**Problem to work on**
Begin with the first line and repeat exactly through the line containing "plt.rcParams['font.family'] = ['Noto"; leave every image out.

Code that draws figures
****************************************

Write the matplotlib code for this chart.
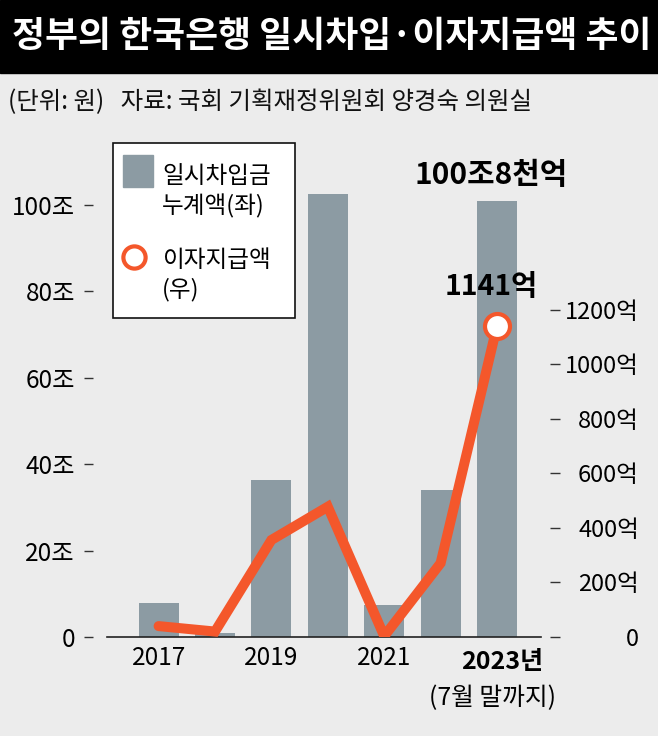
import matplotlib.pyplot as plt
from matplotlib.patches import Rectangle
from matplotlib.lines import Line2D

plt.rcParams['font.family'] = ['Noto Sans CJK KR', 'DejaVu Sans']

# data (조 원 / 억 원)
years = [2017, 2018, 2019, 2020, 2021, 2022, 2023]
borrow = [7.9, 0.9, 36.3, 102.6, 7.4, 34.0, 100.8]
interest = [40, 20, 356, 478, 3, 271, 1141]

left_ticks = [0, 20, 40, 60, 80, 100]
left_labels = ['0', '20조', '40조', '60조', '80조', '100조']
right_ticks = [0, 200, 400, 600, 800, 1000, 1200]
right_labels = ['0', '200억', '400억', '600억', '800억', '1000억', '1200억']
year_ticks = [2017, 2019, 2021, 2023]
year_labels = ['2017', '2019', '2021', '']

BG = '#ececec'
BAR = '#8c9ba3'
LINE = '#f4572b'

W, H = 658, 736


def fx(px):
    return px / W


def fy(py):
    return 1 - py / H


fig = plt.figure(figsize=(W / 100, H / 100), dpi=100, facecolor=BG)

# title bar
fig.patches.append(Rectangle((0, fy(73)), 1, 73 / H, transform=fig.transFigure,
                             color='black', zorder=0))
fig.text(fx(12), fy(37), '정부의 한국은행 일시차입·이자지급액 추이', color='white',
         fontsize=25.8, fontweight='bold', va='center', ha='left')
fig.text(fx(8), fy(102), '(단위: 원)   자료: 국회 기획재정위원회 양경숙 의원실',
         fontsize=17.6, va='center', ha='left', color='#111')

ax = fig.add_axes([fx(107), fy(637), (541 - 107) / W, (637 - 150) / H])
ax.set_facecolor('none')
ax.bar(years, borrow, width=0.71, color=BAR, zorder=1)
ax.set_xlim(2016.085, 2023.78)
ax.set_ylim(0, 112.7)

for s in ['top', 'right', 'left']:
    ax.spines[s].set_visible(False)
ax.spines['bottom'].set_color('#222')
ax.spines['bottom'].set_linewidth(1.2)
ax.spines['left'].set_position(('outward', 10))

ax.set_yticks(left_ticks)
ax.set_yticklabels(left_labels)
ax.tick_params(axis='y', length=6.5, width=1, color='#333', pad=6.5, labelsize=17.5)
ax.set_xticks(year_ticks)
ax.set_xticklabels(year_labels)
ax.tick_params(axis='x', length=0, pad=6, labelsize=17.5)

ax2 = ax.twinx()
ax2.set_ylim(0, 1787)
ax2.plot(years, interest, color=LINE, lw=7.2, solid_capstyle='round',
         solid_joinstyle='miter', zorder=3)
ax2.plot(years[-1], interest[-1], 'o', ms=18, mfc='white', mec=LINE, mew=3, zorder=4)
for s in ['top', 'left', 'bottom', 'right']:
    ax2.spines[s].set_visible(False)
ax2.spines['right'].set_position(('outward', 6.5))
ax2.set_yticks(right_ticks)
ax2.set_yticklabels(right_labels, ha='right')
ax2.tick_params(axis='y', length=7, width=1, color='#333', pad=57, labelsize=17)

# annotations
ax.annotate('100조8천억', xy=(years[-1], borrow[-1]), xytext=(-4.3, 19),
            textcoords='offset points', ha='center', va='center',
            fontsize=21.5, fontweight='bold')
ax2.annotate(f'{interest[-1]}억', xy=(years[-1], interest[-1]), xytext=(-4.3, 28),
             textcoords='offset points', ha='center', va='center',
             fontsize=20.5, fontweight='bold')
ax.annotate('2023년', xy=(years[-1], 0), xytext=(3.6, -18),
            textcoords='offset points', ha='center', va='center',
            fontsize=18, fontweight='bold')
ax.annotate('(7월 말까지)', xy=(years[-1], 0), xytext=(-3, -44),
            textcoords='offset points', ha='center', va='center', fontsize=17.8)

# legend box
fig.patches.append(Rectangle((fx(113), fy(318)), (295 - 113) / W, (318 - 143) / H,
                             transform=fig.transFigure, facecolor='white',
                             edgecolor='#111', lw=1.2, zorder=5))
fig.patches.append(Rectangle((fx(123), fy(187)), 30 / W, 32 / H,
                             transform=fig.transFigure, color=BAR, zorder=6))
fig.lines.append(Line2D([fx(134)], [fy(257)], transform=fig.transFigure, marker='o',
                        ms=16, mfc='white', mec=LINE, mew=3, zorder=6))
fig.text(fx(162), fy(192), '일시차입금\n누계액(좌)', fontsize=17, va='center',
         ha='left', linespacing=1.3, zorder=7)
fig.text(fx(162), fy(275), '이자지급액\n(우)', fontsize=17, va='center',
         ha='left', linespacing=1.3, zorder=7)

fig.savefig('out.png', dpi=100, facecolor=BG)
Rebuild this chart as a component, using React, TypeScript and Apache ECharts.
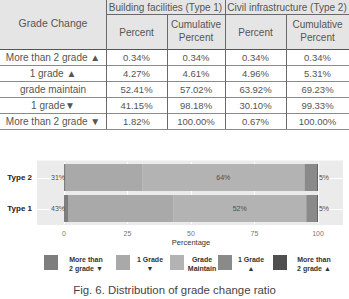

****************************************

**Answer in full**
Write the matplotlib code for this chart.
import matplotlib.pyplot as plt
from matplotlib.patches import Rectangle
from matplotlib.lines import Line2D

plt.rcParams['font.family'] = ['Noto Sans CJK KR', 'DejaVu Sans']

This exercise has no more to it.